You can read the letter below:
Dear Campus Community:
Welcome back for the spring semester, and I hope your new year is off to a good start. Since I started my tenure as president, our leadership team has made a firm commitment to raise the wages of our lowest paid employees. As I have mentioned on many occasions, we are doing so in a financially responsible and sustainable manner. We have an equally firm commitment to also keep the cost of education low for our students.
Over the past five years, we have made incremental progress in raising hourly pay. Most recently, in 2018 we increased the minimum wage from $10.10 per hour to $10.60 per hour and then in 2019, we again increased the University’s minimum wage to $11.11 per hour. We did so while also keeping our tuition and fee increases at the lowest level among all institutions of higher education in the State of Tennessee (see the chart below).

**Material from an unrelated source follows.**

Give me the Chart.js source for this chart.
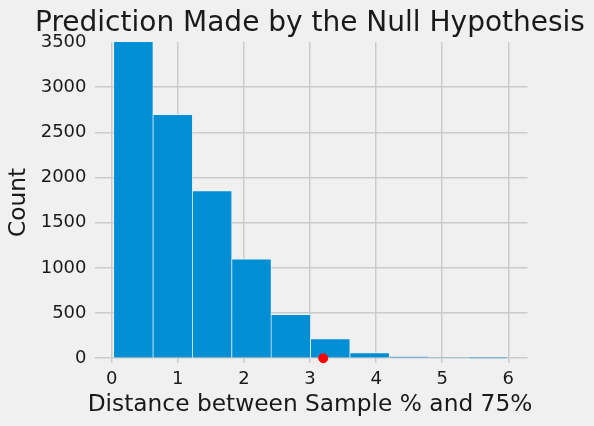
<!DOCTYPE html>
<html>
<head>
<meta charset="utf-8">
<script src="https://cdn.jsdelivr.net/npm/chart.js"></script>
<style>
  html, body { margin: 0; padding: 0; background: #f0f0f0; }
  canvas { display: block; }
</style>
</head>
<body>
<canvas id="histChart" width="594" height="426"></canvas>
<script>
// histogram bins (centres) and counts
const binCenters = [0.328, 0.924, 1.519, 2.115, 2.71, 3.306, 3.902, 4.497, 5.093, 5.688];
const counts = [3560, 2700, 1855, 1100, 485, 218, 62, 18, 4, 1];
const observedX = [3.2];
const observedY = [0];
const xTicks = [0, 1, 2, 3, 4, 5, 6];
const yTicks = [0, 500, 1000, 1500, 2000, 2500, 3000, 3500];

const font = 'DejaVu Sans';

function renderChart() {
    const ctx = document.getElementById('histChart').getContext('2d');
    new Chart(ctx, {
        type: 'bar',
        data: {
            datasets: [{
                type: 'bar',
                data: binCenters.map((x, i) => ({ x: x, y: counts[i] })),
                backgroundColor: '#008fd5',
                borderColor: '#f0f0f0',
                borderWidth: { top: 1, left: 0.7, right: 0.7, bottom: 0 },
                barPercentage: 1,
                categoryPercentage: 1,
                order: 2
            }, {
                type: 'scatter',
                data: observedX.map((x, i) => ({ x: x, y: observedY[i] })),
                backgroundColor: 'red',
                borderColor: 'red',
                pointRadius: 4.5,
                clip: false,
                order: 1
            }]
        },
        options: {
            responsive: false,
            animation: false,
            // left padding shifts the full-width titles so they sit over the plot
            layout: { padding: { top: 7, right: 0, left: 26, bottom: 0 } },
            plugins: {
                legend: { display: false },
                tooltip: { enabled: false },
                title: {
                    display: true,
                    text: 'Prediction Made by the Null Hypothesis',
                    color: '#1a1a1a',
                    font: { family: font, size: 28, weight: 'normal' },
                    padding: { top: 0, bottom: 1.4 }
                },
                // x axis label as a bottom subtitle so it is not squeezed to the axis width
                subtitle: {
                    display: true,
                    position: 'bottom',
                    text: 'Distance between Sample % and 75%',
                    color: '#1a1a1a',
                    font: { family: font, size: 23.3, weight: 'normal' },
                    padding: { top: -5.3, bottom: 7 }
                }
            },
            scales: {
                x: {
                    type: 'linear',
                    min: -0.26,
                    max: 6.29,
                    offset: false,
                    afterBuildTicks: axis => { axis.ticks = xTicks.map(v => ({ value: v })); },
                    grid: { color: '#cbcbcb', lineWidth: 1.5, drawTicks: false, offset: false },
                    border: { display: false },
                    ticks: { color: '#1a1a1a', padding: 6, font: { family: font, size: 18 }, callback: v => String(v) }
                },
                y: {
                    min: -50,
                    max: 3500,
                    afterBuildTicks: axis => { axis.ticks = yTicks.map(v => ({ value: v })); },
                    afterFit: axis => { axis.width = 68.5; },
                    grid: {
                        color: c => (c.tick && c.tick.value === 3500 ? 'rgba(0,0,0,0)' : '#cbcbcb'),
                        lineWidth: 1.5,
                        drawTicks: false
                    },
                    border: { display: false },
                    ticks: { color: '#1a1a1a', padding: 8, font: { family: font, size: 18 }, callback: v => String(v) },
                    title: {
                        display: true,
                        text: 'Count',
                        color: '#1a1a1a',
                        font: { family: font, size: 23.3 },
                        padding: { top: -21, bottom: 0 }
                    }
                },
                // empty right-hand box, keeps the blank margin right of the plot
                spacer: {
                    position: 'right',
                    afterFit: axis => { axis.width = 66.5; },
                    grid: { display: false },
                    border: { display: false },
                    ticks: { display: false }
                }
            }
        }
    });
}

renderChart();
</script>
</body>
</html>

The University of Memphis continues to make significant progress as a university community, across all domains, particularly in our efforts to create operational efficiencies. Accordingly, I am pleased to announce that as a result of our continued efforts we will be increasing the minimum wage for all of our regular hourly wage employees to $13.00/hour by July 1, 2020. The increase will occur in two increments with the first incremental increase effective April 1, 2020, moving the minimum wage from $11.11 per hour to $12 per hour, and the second increase effective July 1, 2020 moving the wage to $13 per hour.
Thank you for your hard work and continued commitment to our students, the City of Memphis and the State of Tennessee. Our success is the direct result of the dedication of our faculty, staff and students.
M. David Rudd, Ph.D., ABPP / President
United Campus Workers – Local 3865 released the following statement following the announcement:
After being found to have no written plan to pay employees $15 per hour, President Rudd made a surprising announcement to increase pay to $13 per hour by July 2020. However, union members of United Campus Workers say they are not giving up their fight for $15 per hour. “We are not done with this issue, not one bit,” said Doris Brooks-Conley, a 19-year custodian who has been outspoken about her and her coworkers pay. “You have people who have been here for over a decade or more. This means people coming in the door would make what we make after 20 years of working. $15 per hour would have helped a lot more people. Meanwhile you have top administrators enjoying $15,000 to $25,000 raises per person. Why can’t we have what we need?” she concluded.
The news of President Rudd’s announcement comes on the heels of protests in 2019, Mayor Lee Harris’ veto of county funds for UofM’s swimming pool renovation, and a joint Staff and Faculty Senate resolution calling for $15 per hr. “I have been here for 5 years,” said Sharon Gale, a third-shift custodian, “and I think it’s a good thing because we’ve been asking for better pay for a long time. It’s been really hard for me trying to keep up with bills and expenses. At the end of the day, we need the $15. I hope Dr. Rudd keeps his promise and we see it by the end of the year.”
Members of United Campus workers say they have worked hard to push President Rudd to prioritize a living wage instead of just incremental raises. In 2019, UCW called for “No More Incremental Raises.” Former Vice President of the union in Memphis, Ms. Jean Rimmer, has worked on campus as a custodian for 12 years: “We started speaking up for ourselves in 2014. So this is a long time coming. But if Christain Brothers can do it and not impact tuition, so can we. If the UT downtown, St. Jude and the County Government can do it, so can we. We care about our students, we care about the University, but if the cleaners are always last, that means our jobs will remain underpaid. Where is $15?”
United Campus Workers is calling for President Rudd to address whether or not this would prevent impacted employees from gettings merit or cost of living raises this year. They are also calling on President Rudd to address issues of compression as part of his announcement.